[PATCH] NVMe: Shutdown fixes
Keith Busch
keith.busch at intel.com
Wed Nov 25 09:28:45 PST 2015
On Wed, Nov 25, 2015 at 09:08:42AM -0800, Christoph Hellwig wrote:
> On Wed, Nov 25, 2015 at 04:57:03PM +0000, Keith Busch wrote:
> > I'm not saying nvme_dev_shutdown "completes" the command. I'm just
> > saying it reaps it and sets an appropriate req->errors. The actual blk-mq
> > completion happens as you described through nvme_timeout's return code
> > of BLK_EH_HANDLED.
>
> So let's get rid of the nvme_end_req thing and return the real errors.

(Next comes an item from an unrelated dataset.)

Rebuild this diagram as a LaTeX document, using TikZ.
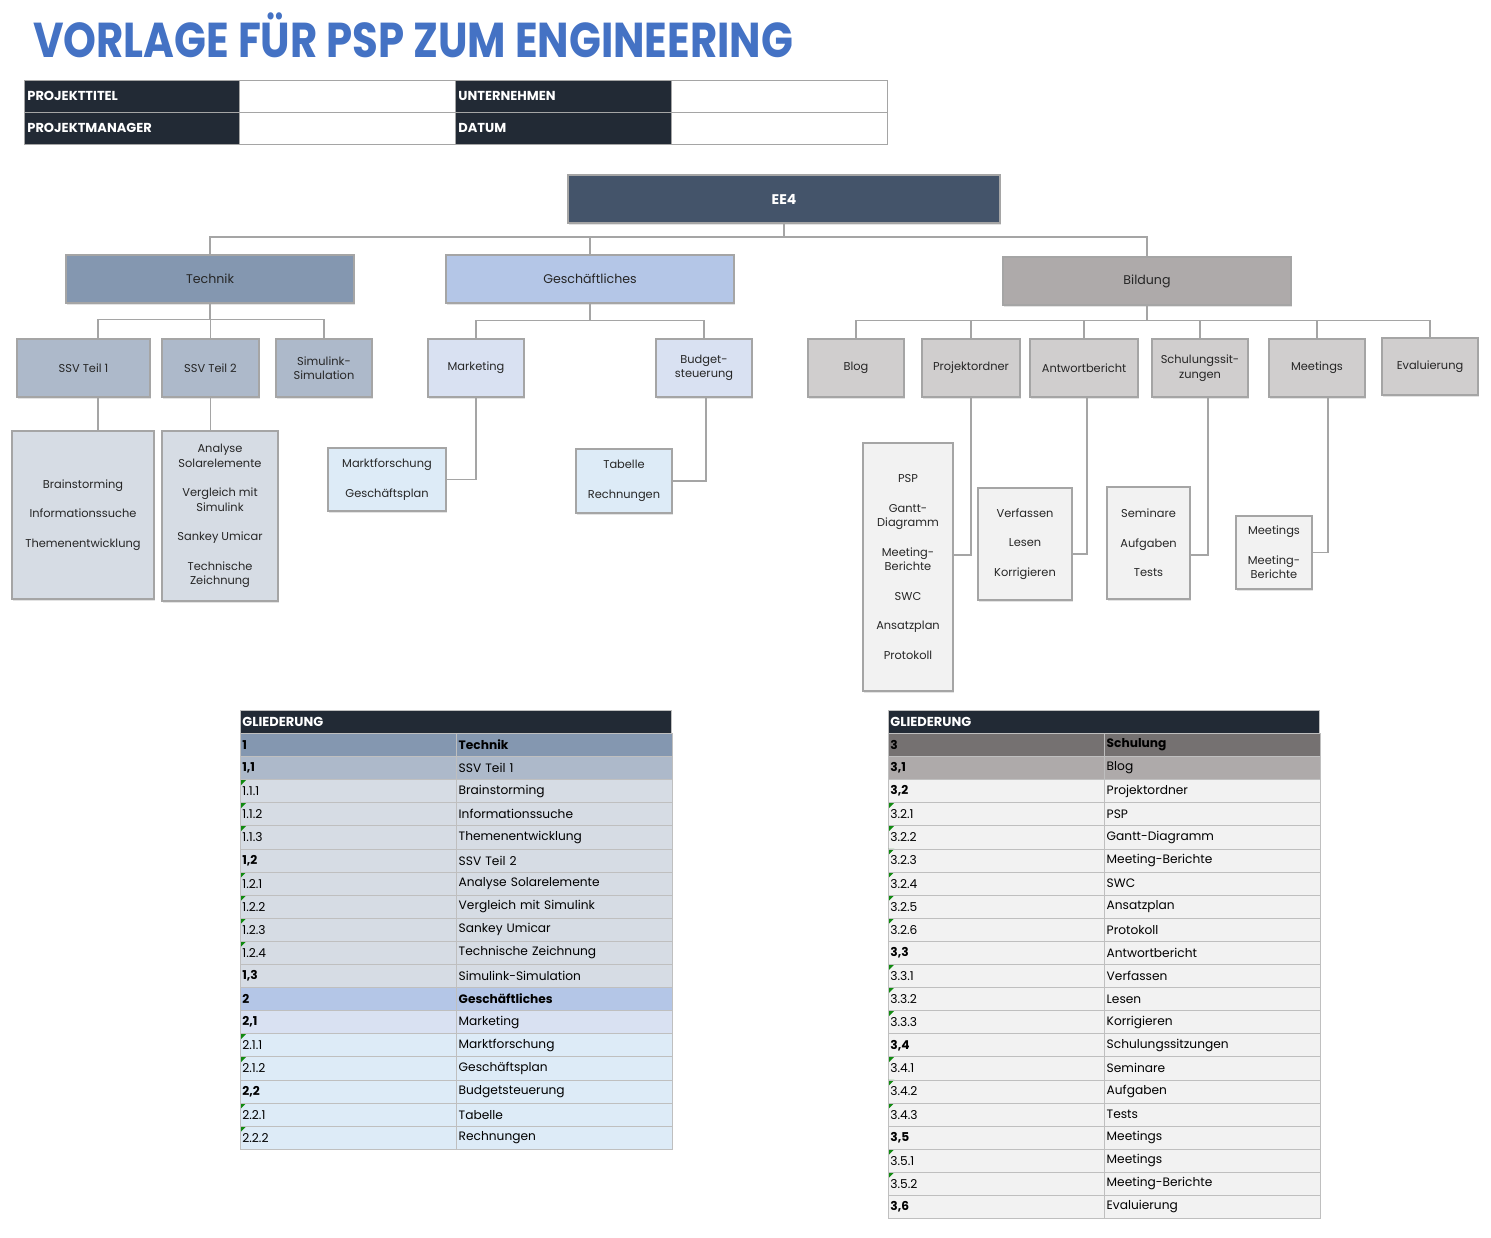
\documentclass[tikz,border=0pt]{standalone}
\usepackage{fontspec}
\setmainfont{Poppins}
\usetikzlibrary{positioning,shadows}
\definecolor{navy}{HTML}{44546A}
\definecolor{darkcell}{HTML}{222A35}
\definecolor{titleblue}{HTML}{4472C4}
\definecolor{techA}{HTML}{8497B0}
\definecolor{techB}{HTML}{ADB9CA}
\definecolor{techC}{HTML}{D6DCE4}
\definecolor{bizA}{HTML}{B4C6E7}
\definecolor{bizB}{HTML}{D9E1F2}
\definecolor{bizC}{HTML}{DDEBF7}
\definecolor{eduH}{HTML}{757171}
\definecolor{eduA}{HTML}{AEAAAA}
\definecolor{eduB}{HTML}{D0CECE}
\definecolor{eduC}{HTML}{F2F2F2}
\definecolor{linegray}{HTML}{A5A5A5}
\definecolor{gridgray}{HTML}{BFBFBF}
\definecolor{flag}{HTML}{108A10}
\definecolor{ink}{HTML}{262626}

\begin{document}
\begin{tikzpicture}[
    x=1pt, y=-1pt,
    box/.style={rectangle, draw=linegray, line width=1.2pt, inner sep=2pt,
                align=center, text=ink, font=\fontsize{11.4}{14.5}\selectfont,
                drop shadow={shadow xshift=0.6pt, shadow yshift=-2.2pt,
                             fill=black!18, opacity=0.6}},
    top/.style={box, minimum width=288, minimum height=48,
                font=\fontsize{12.6}{14}\selectfont},
    mid/.style={box, minimum width=96, minimum height=58},
    link/.style={draw=linegray, line width=1.6pt},
    hdr/.style={rectangle, draw=linegray, line width=0.8pt, anchor=north west,
                minimum width=216, minimum height=32, inner xsep=3pt,
                text width=210pt, align=left, text=white,
                font=\fontsize{13}{14}\selectfont\bfseries},
    cell/.style={rectangle, draw=gridgray, line width=0.8pt, anchor=north west,
                 minimum width=215.5, minimum height=23.1, inner xsep=2pt,
                 inner ysep=0pt, text width=211.5pt, align=left, text=black,
                 font=\fontsize{12.2}{13}\selectfont},
    codetop/.style={font=\fontsize{12.2}{13}\selectfont\bfseries},
    codesub/.style={font=\fontsize{12.2}{13}\selectfont\bfseries},
    codeleaf/.style={path picture={\fill[flag] (path picture bounding box.north west)
                     -- ++(6pt,0) -- ++(-6pt,-6pt) -- cycle;}},
    txttop/.style={font=\fontsize{12.2}{13}\selectfont\bfseries},
    txtsub/.style={},
    txtleaf/.style={},
]
\useasboundingbox (0,0) rectangle (1491,1237);

% Title and project header.
\node[anchor=base west, inner sep=0pt, text=titleblue] (title) at (33,57)
  {\resizebox{760pt}{\height}{\fontsize{49}{49}\selectfont\bfseries VORLAGE FÜR PSP ZUM ENGINEERING}};
\foreach \lab/\x/\y/\f [count=\i] in {PROJEKTTITEL/24/80/darkcell, /239/80/white,
    UNTERNEHMEN/455/80/darkcell, /671/80/white, PROJEKTMANAGER/24/112/darkcell,
    /239/112/white, DATUM/455/112/darkcell, /671/112/white} {
  \node[hdr, fill=\f] (hc\i) at (\x,\y) {\lab};
}

% Tree: top levels.
\node[box, fill=navy, text=white, minimum width=432, minimum height=48,
      font=\fontsize{14}{15}\selectfont\bfseries] (ee4) at (784,199) {EE4};
\node[top, fill=techA] (technik) at (210,279) {Technik};
\node[top, fill=bizA] (geschaeft) at (590,279) {Geschäftliches};
\node[top, fill=eduA] (bildung) at (1147,281) {Bildung};

% Second level.
\node[mid, fill=techB, minimum width=133] (ssv1) at (83.5,368) {SSV Teil 1};
\node[mid, fill=techB, minimum width=97] (ssv2) at (210.5,368) {SSV Teil 2};
\node[mid, fill=techB] (simu) at (324,368) {Simulink-\\Simulation};
\node[mid, fill=bizB] (mkt) at (476,368) {Marketing};
\node[mid, fill=bizB] (budget) at (704,368) {Budget-\\steuerung};
\node[mid, fill=eduB] (blog) at (856,368) {Blog};
\node[mid, fill=eduB, minimum width=98] (projekt) at (971,368) {Projektordner};
\node[mid, fill=eduB, minimum width=108] (antwort) at (1084,368) {Antwortbericht};
\node[mid, fill=eduB] (schulung) at (1200,368) {Schulungssit-\\zungen};
\node[mid, fill=eduB] (meet) at (1317,368) {Meetings};
\node[mid, fill=eduB, minimum height=57] (eval) at (1430,366.5) {Evaluierung};

% Third level.
\node[box, fill=techC, minimum width=142, minimum height=168] (brain) at (83,515)
  {Brainstorming\\[15pt]Informationssuche\\[15pt]Themenentwicklung};
\node[box, fill=techC, minimum width=116, minimum height=170] (solar) at (220,516)
  {Analyse\\Solarelemente\\[15pt]Vergleich mit\\Simulink\\[15pt]Sankey Umicar\\[15pt]Technische\\Zeichnung};
\node[box, fill=bizC, minimum width=118, minimum height=63] (markt) at (387,479.5)
  {Marktforschung\\[15pt]Geschäftsplan};
\node[box, fill=bizC, minimum width=96, minimum height=64] (tabelle) at (624,481)
  {Tabelle\\[15pt]Rechnungen};
\node[box, fill=eduC, minimum width=90, minimum height=248] (psp) at (908,567)
  {PSP\\[15pt]Gantt-\\Diagramm\\[15pt]Meeting-\\Berichte\\[15pt]SWC\\[15pt]Ansatzplan\\[15pt]Protokoll};
\node[box, fill=eduC, minimum width=94, minimum height=112] (verf) at (1025,544)
  {Verfassen\\[15pt]Lesen\\[15pt]Korrigieren};
\node[box, fill=eduC, minimum width=83, minimum height=112] (semi) at (1148.5,543)
  {Seminare\\[15pt]Aufgaben\\[15pt]Tests};
\node[box, fill=eduC, minimum width=76, minimum height=73] (mtg) at (1274,552.5)
  {Meetings\\[15pt]Meeting-\\Berichte};

% Connectors.
\coordinate (topbus) at (784,237);
\draw[link] (ee4.south) -- (topbus);
\draw[link] (technik.north) |- (topbus) -| (bildung.north);
\draw[link] (geschaeft.north) -- (geschaeft.north |- topbus);

\draw[link] (technik.south) -- ++(0,16) coordinate (tbus);
\draw[link] ([xshift=14.5pt]ssv1.north) |- (tbus) -| (simu.north);
\draw[link] (ssv2.north) -- (ssv2.north |- tbus);
\draw[link] (geschaeft.south) -- ++(0,17) coordinate (gbus);
\draw[link] (mkt.north) |- (gbus) -| (budget.north);
\draw[link] (bildung.south) -- ++(0,15) coordinate (bbus);
\draw[link] (blog.north) |- (bbus) -| (eval.north);
\foreach \n in {projekt,antwort,schulung,meet} {
  \draw[link] (\n.north) -- (\n.north |- bbus);
}

\draw[link] ([xshift=14.5pt]ssv1.south) -- ([xshift=14.5pt]ssv1.south |- brain.north);
\draw[link] (ssv2.south) -- (ssv2.south |- solar.north);
\draw[link] (mkt.south) |- (markt.east);
\draw[link] ([xshift=2pt]budget.south) |- (tabelle.east);
\draw[link] (projekt.south) |- ([yshift=12pt]psp.east);
\draw[link] ([xshift=3pt]antwort.south) |- ([yshift=-10pt]verf.east);
\draw[link] ([xshift=8pt]schulung.south) |- ([yshift=-12pt]semi.east);
\draw[link] ([xshift=11pt]meet.south) |- (mtg.east);

% Outline tables.
\node[cell, fill=darkcell, text=white, minimum width=431, text width=427pt,
      font=\fontsize{13}{14}\selectfont\bfseries] (glA) at (240,710) {GLIEDERUNG};
\foreach \code/\txt/\col/\kind [count=\i] in {
    1/Technik/techA/top, {1,1}/SSV Teil 1/techB/sub,
    1.1.1/Brainstorming/techC/leaf, 1.1.2/Informationssuche/techC/leaf,
    1.1.3/Themenentwicklung/techC/leaf, {1,2}/SSV Teil 2/techC/sub,
    1.2.1/Analyse Solarelemente/techC/leaf, 1.2.2/Vergleich mit Simulink/techC/leaf,
    1.2.3/Sankey Umicar/techC/leaf, 1.2.4/Technische Zeichnung/techC/leaf,
    {1,3}/Simulink-Simulation/techC/sub, 2/Geschäftliches/bizA/top,
    {2,1}/Marketing/bizB/sub, 2.1.1/Marktforschung/bizC/leaf,
    2.1.2/Geschäftsplan/bizC/leaf, {2,2}/Budgetsteuerung/bizC/sub,
    2.2.1/Tabelle/bizC/leaf, 2.2.2/Rechnungen/bizC/leaf} {
  \node[cell, fill=\col, code\kind] (la\i) at (240,{733+(\i-1)*23.1}) {\code};
  \node[cell, fill=\col, txt\kind] (lb\i) at (la\i.north east) {\txt};
}

\node[cell, fill=darkcell, text=white, minimum width=431, text width=427pt,
      font=\fontsize{13}{14}\selectfont\bfseries] (glB) at (888,710) {GLIEDERUNG};
\foreach \code/\txt/\col/\kind [count=\i] in {
    3/Schulung/eduH/top, {3,1}/Blog/eduA/sub, {3,2}/Projektordner/eduC/sub,
    3.2.1/PSP/eduC/leaf, 3.2.2/Gantt-Diagramm/eduC/leaf,
    3.2.3/Meeting-Berichte/eduC/leaf, 3.2.4/SWC/eduC/leaf,
    3.2.5/Ansatzplan/eduC/leaf, 3.2.6/Protokoll/eduC/leaf,
    {3,3}/Antwortbericht/eduC/sub, 3.3.1/Verfassen/eduC/leaf,
    3.3.2/Lesen/eduC/leaf, 3.3.3/Korrigieren/eduC/leaf,
    {3,4}/Schulungssitzungen/eduC/sub, 3.4.1/Seminare/eduC/leaf,
    3.4.2/Aufgaben/eduC/leaf, 3.4.3/Tests/eduC/leaf,
    {3,5}/Meetings/eduC/sub, 3.5.1/Meetings/eduC/leaf,
    3.5.2/Meeting-Berichte/eduC/leaf, {3,6}/Evaluierung/eduC/sub} {
  \node[cell, fill=\col, code\kind] (ra\i) at (888,{733+(\i-1)*23.1}) {\code};
  \node[cell, fill=\col, txt\kind] (rb\i) at (ra\i.north east) {\txt};
}
\end{tikzpicture}
\end{document}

nvme_end_req _does_ set the real error.
We can't set it in the timeout handler. How would you even know to
set an error? Maybe the controller posted success status, so we should
let nvme_dev_shutdown reap the command and set req->errors. It sets
the real status observed through process_cq, or a fake status through
cancel_queue_ios. Either way, req->errors is set and the req is safe to
complete after nvme_dev_shutdown.
> > req->errors wouldn't be 0, but nvme_set_queue_count returns "0" queues
> > if req->errors is non-zero. It's not a fatal error to have 0 queues so
> > we don't want to propogate that error to the initialization unless it's
> > a timeout.
>
> Ok, step back here, I think that set_queue_count beast is getting too
> confusing. What do you 'failing' devices return in the NVMe CQE status
> and result fields? Do we get a failure in status, or do we get a zero
> status and a zero result?
Such devices return status 6, internal device error, and the senario
requires user management to rectify.
> > We also don't return error codes on create sq/cq commands because an error
> > here isn't fatal either unless, of course, it's a timeout.
>
> So make sure that we a) don't mix up the status and result return values
> by making the count parameter of set_queue_count a pointer and thus
> keeping it separate from the status.
> And then explicitly check for a timeout on create sq/cq.
How do you explicitly check for a timeout? We used to have negative
error codes for these, but you changed that to fake NVMe status codes.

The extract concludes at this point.